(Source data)

[BEGIN]

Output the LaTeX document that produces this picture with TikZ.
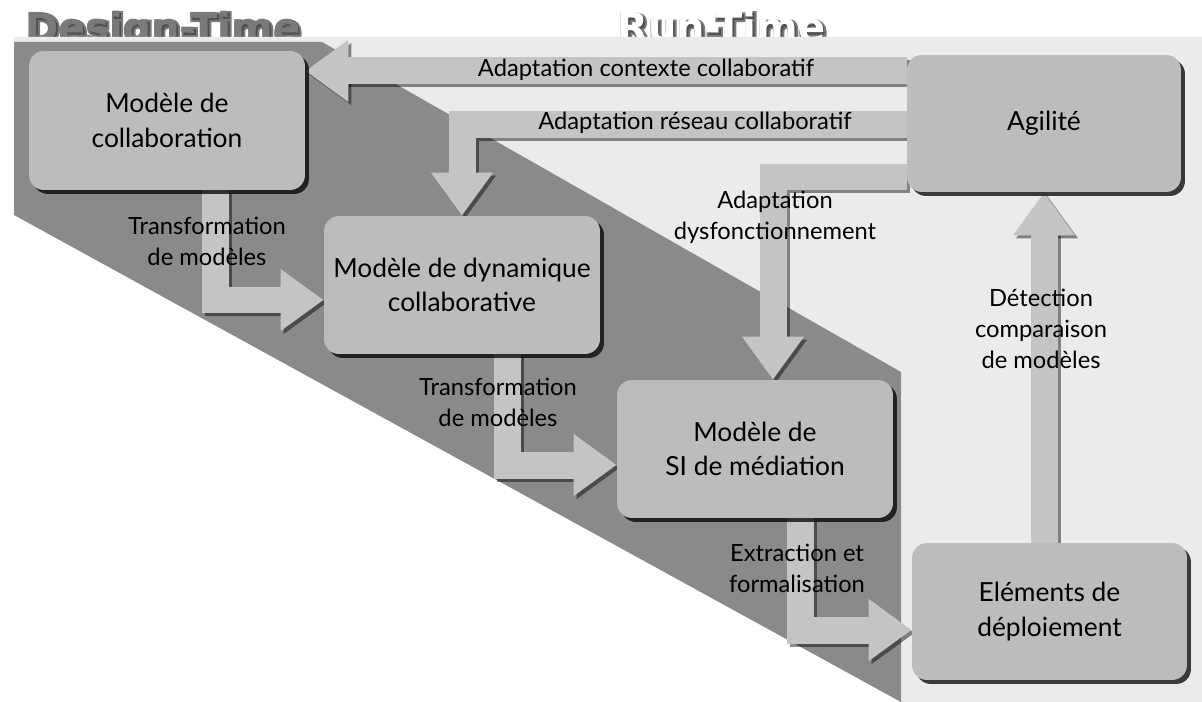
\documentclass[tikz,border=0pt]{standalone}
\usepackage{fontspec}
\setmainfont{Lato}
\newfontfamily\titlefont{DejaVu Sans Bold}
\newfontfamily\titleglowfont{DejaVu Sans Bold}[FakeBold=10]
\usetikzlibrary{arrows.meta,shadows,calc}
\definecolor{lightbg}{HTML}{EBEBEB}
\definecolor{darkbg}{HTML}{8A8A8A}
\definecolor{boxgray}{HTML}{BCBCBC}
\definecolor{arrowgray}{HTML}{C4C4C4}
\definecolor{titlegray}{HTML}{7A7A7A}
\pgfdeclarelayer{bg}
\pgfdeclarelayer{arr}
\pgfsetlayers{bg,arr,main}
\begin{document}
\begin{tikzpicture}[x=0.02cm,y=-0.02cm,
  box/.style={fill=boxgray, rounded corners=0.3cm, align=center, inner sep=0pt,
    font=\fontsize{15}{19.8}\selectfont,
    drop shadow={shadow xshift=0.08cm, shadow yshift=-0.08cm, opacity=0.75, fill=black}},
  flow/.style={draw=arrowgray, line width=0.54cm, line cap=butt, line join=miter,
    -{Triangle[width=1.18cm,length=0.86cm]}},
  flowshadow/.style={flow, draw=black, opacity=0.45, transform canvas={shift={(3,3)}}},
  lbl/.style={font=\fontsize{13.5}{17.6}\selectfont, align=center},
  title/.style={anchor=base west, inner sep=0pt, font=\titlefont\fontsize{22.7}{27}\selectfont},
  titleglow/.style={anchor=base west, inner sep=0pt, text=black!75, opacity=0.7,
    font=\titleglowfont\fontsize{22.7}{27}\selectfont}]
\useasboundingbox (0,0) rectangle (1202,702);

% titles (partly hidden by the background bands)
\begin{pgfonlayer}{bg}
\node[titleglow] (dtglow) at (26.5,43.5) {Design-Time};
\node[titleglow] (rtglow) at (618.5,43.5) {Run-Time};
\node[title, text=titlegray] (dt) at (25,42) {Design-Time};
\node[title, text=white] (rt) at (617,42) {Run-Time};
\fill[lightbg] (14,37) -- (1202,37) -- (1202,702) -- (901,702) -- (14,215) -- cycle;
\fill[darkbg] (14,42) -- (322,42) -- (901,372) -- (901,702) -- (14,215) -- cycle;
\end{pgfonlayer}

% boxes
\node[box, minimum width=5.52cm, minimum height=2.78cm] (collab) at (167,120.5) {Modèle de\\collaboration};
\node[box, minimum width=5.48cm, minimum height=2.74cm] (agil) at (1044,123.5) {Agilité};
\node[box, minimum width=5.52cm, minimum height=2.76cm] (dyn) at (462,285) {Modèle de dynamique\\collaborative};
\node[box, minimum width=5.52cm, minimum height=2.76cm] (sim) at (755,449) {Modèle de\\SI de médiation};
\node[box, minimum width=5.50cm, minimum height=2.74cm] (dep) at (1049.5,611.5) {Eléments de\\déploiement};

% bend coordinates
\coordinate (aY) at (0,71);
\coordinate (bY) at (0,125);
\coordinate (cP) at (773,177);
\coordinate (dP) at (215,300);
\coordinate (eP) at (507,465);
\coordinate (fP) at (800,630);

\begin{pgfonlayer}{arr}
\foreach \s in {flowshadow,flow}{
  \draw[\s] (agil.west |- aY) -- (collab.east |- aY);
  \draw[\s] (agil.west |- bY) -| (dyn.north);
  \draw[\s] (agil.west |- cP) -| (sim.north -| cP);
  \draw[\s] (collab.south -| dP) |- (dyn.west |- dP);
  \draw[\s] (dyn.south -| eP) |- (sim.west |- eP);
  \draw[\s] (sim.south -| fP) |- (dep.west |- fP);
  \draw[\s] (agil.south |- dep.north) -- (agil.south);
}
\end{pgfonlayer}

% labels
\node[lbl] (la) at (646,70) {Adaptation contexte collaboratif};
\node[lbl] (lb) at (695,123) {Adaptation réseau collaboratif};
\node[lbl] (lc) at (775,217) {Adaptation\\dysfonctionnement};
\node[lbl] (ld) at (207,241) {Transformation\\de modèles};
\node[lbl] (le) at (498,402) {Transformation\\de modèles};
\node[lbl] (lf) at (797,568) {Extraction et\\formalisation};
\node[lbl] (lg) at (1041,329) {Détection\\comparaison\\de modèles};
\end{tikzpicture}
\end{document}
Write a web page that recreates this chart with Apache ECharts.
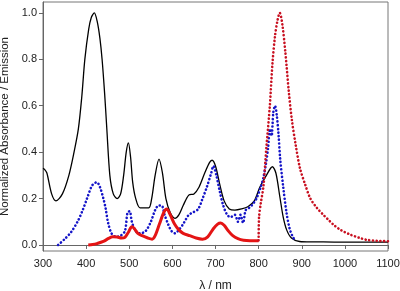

[END]

§ WHAT IS EXPECTED
Write out the full set of lines verbatim, without the pictures.

§ THE OUTPUT
Output the LaTeX document that produces this picture with TikZ.
\documentclass[tikz,border=0pt]{standalone}
\usepackage{fontspec}
\setmainfont{Lato}
\newfontfamily\titlefont{DejaVu Sans Bold}
\newfontfamily\titleglowfont{DejaVu Sans Bold}[FakeBold=10]
\usetikzlibrary{arrows.meta,shadows,calc}
\definecolor{lightbg}{HTML}{EBEBEB}
\definecolor{darkbg}{HTML}{8A8A8A}
\definecolor{boxgray}{HTML}{BCBCBC}
\definecolor{arrowgray}{HTML}{C4C4C4}
\definecolor{titlegray}{HTML}{7A7A7A}
\pgfdeclarelayer{bg}
\pgfdeclarelayer{arr}
\pgfsetlayers{bg,arr,main}
\begin{document}
\begin{tikzpicture}[x=0.02cm,y=-0.02cm,
  box/.style={fill=boxgray, rounded corners=0.3cm, align=center, inner sep=0pt,
    font=\fontsize{15}{19.8}\selectfont,
    drop shadow={shadow xshift=0.08cm, shadow yshift=-0.08cm, opacity=0.75, fill=black}},
  flow/.style={draw=arrowgray, line width=0.54cm, line cap=butt, line join=miter,
    -{Triangle[width=1.18cm,length=0.86cm]}},
  flowshadow/.style={flow, draw=black, opacity=0.45, transform canvas={shift={(3,3)}}},
  lbl/.style={font=\fontsize{13.5}{17.6}\selectfont, align=center},
  title/.style={anchor=base west, inner sep=0pt, font=\titlefont\fontsize{22.7}{27}\selectfont},
  titleglow/.style={anchor=base west, inner sep=0pt, text=black!75, opacity=0.7,
    font=\titleglowfont\fontsize{22.7}{27}\selectfont}]
\useasboundingbox (0,0) rectangle (1202,702);

% titles (partly hidden by the background bands)
\begin{pgfonlayer}{bg}
\node[titleglow] (dtglow) at (26.5,43.5) {Design-Time};
\node[titleglow] (rtglow) at (618.5,43.5) {Run-Time};
\node[title, text=titlegray] (dt) at (25,42) {Design-Time};
\node[title, text=white] (rt) at (617,42) {Run-Time};
\fill[lightbg] (14,37) -- (1202,37) -- (1202,702) -- (901,702) -- (14,215) -- cycle;
\fill[darkbg] (14,42) -- (322,42) -- (901,372) -- (901,702) -- (14,215) -- cycle;
\end{pgfonlayer}

% boxes
\node[box, minimum width=5.52cm, minimum height=2.78cm] (collab) at (167,120.5) {Modèle de\\collaboration};
\node[box, minimum width=5.48cm, minimum height=2.74cm] (agil) at (1044,123.5) {Agilité};
\node[box, minimum width=5.52cm, minimum height=2.76cm] (dyn) at (462,285) {Modèle de dynamique\\collaborative};
\node[box, minimum width=5.52cm, minimum height=2.76cm] (sim) at (755,449) {Modèle de\\SI de médiation};
\node[box, minimum width=5.50cm, minimum height=2.74cm] (dep) at (1049.5,611.5) {Eléments de\\déploiement};

% bend coordinates
\coordinate (aY) at (0,71);
\coordinate (bY) at (0,125);
\coordinate (cP) at (773,177);
\coordinate (dP) at (215,300);
\coordinate (eP) at (507,465);
\coordinate (fP) at (800,630);

\begin{pgfonlayer}{arr}
\foreach \s in {flowshadow,flow}{
  \draw[\s] (agil.west |- aY) -- (collab.east |- aY);
  \draw[\s] (agil.west |- bY) -| (dyn.north);
  \draw[\s] (agil.west |- cP) -| (sim.north -| cP);
  \draw[\s] (collab.south -| dP) |- (dyn.west |- dP);
  \draw[\s] (dyn.south -| eP) |- (sim.west |- eP);
  \draw[\s] (sim.south -| fP) |- (dep.west |- fP);
  \draw[\s] (agil.south |- dep.north) -- (agil.south);
}
\end{pgfonlayer}

% labels
\node[lbl] (la) at (646,70) {Adaptation contexte collaboratif};
\node[lbl] (lb) at (695,123) {Adaptation réseau collaboratif};
\node[lbl] (lc) at (775,217) {Adaptation\\dysfonctionnement};
\node[lbl] (ld) at (207,241) {Transformation\\de modèles};
\node[lbl] (le) at (498,402) {Transformation\\de modèles};
\node[lbl] (lf) at (797,568) {Extraction et\\formalisation};
\node[lbl] (lg) at (1041,329) {Détection\\comparaison\\de modèles};
\end{tikzpicture}
\end{document}
Write a web page that recreates this chart with Apache ECharts.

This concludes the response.